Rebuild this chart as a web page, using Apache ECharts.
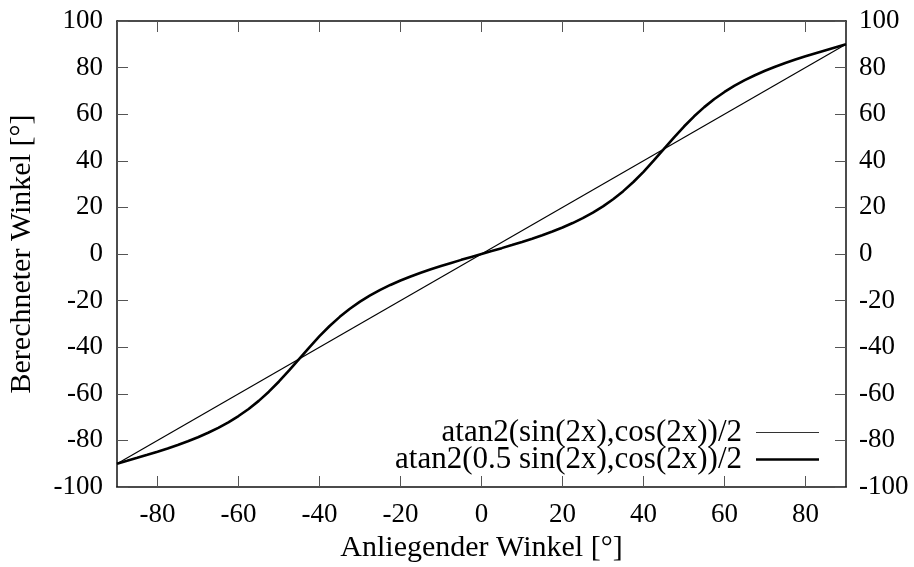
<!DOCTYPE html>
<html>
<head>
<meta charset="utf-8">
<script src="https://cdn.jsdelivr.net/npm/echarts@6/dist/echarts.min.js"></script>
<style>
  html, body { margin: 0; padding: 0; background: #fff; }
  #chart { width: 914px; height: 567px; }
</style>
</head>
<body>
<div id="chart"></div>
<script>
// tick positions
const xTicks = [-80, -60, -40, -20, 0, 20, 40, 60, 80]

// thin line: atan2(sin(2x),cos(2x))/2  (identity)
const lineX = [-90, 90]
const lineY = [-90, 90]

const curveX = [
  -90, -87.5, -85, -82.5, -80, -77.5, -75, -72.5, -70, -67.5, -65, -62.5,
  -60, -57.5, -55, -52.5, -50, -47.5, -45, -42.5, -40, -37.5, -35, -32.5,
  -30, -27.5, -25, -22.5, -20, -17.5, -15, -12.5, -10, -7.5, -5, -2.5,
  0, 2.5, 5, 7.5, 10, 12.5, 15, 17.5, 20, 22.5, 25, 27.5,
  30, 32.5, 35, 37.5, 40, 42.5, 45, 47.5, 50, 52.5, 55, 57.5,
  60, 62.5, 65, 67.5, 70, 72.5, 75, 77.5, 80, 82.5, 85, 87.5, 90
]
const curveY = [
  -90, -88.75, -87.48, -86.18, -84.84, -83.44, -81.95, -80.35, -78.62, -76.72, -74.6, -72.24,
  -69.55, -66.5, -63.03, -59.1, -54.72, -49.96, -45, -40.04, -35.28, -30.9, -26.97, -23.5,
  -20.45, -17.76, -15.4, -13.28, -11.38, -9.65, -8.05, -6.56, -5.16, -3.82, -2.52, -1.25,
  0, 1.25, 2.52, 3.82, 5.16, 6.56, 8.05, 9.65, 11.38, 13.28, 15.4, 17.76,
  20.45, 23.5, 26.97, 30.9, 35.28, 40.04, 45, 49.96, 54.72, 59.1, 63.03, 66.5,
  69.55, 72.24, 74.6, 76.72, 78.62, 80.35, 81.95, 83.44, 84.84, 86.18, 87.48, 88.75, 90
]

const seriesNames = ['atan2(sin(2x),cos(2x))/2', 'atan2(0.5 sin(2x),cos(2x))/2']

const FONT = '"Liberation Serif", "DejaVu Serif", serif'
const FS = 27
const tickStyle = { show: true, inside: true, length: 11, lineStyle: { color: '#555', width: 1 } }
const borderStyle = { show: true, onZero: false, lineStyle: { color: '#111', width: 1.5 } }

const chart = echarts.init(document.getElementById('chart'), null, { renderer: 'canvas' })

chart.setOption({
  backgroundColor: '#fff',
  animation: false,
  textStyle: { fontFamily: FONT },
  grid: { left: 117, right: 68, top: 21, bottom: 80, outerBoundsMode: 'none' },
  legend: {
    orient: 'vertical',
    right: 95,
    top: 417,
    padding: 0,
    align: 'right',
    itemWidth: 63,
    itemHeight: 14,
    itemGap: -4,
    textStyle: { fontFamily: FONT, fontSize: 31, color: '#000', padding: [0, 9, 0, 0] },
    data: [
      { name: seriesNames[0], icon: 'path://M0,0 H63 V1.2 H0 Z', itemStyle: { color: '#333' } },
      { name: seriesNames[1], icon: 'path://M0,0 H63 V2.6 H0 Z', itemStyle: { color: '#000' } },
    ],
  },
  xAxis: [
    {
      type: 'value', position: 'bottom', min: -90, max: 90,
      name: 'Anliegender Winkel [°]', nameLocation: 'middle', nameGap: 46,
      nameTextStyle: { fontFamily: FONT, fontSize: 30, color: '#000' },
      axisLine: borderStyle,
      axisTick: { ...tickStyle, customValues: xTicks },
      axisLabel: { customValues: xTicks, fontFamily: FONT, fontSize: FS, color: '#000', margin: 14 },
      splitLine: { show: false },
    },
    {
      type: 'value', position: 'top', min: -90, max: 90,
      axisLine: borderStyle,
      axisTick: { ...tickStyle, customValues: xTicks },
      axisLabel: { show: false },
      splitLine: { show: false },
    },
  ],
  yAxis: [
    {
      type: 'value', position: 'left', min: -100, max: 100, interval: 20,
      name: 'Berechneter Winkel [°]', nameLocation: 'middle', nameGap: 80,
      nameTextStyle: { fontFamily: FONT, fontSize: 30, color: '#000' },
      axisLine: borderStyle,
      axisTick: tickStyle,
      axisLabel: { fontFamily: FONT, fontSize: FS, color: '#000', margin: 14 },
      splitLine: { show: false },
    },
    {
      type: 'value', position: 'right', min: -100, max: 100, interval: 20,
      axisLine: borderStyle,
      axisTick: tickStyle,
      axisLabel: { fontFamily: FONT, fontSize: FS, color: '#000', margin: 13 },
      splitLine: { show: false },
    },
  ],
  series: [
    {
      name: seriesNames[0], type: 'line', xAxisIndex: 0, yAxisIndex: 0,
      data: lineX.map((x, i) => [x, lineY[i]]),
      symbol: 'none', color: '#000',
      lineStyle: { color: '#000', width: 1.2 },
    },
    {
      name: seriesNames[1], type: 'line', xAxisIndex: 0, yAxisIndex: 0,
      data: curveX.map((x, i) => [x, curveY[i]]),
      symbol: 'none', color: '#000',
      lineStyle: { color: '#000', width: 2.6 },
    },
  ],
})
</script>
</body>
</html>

------------

Task to complete.
Give back exactly the lines from the first line of the data through the line with "const lineY = [-90, 90]", pictures excluded.

Result of this task.
Rebuild this chart as a web page, using Apache ECharts.
<!DOCTYPE html>
<html>
<head>
<meta charset="utf-8">
<script src="https://cdn.jsdelivr.net/npm/echarts@6/dist/echarts.min.js"></script>
<style>
  html, body { margin: 0; padding: 0; background: #fff; }
  #chart { width: 914px; height: 567px; }
</style>
</head>
<body>
<div id="chart"></div>
<script>
// tick positions
const xTicks = [-80, -60, -40, -20, 0, 20, 40, 60, 80]

// thin line: atan2(sin(2x),cos(2x))/2  (identity)
const lineX = [-90, 90]
const lineY = [-90, 90]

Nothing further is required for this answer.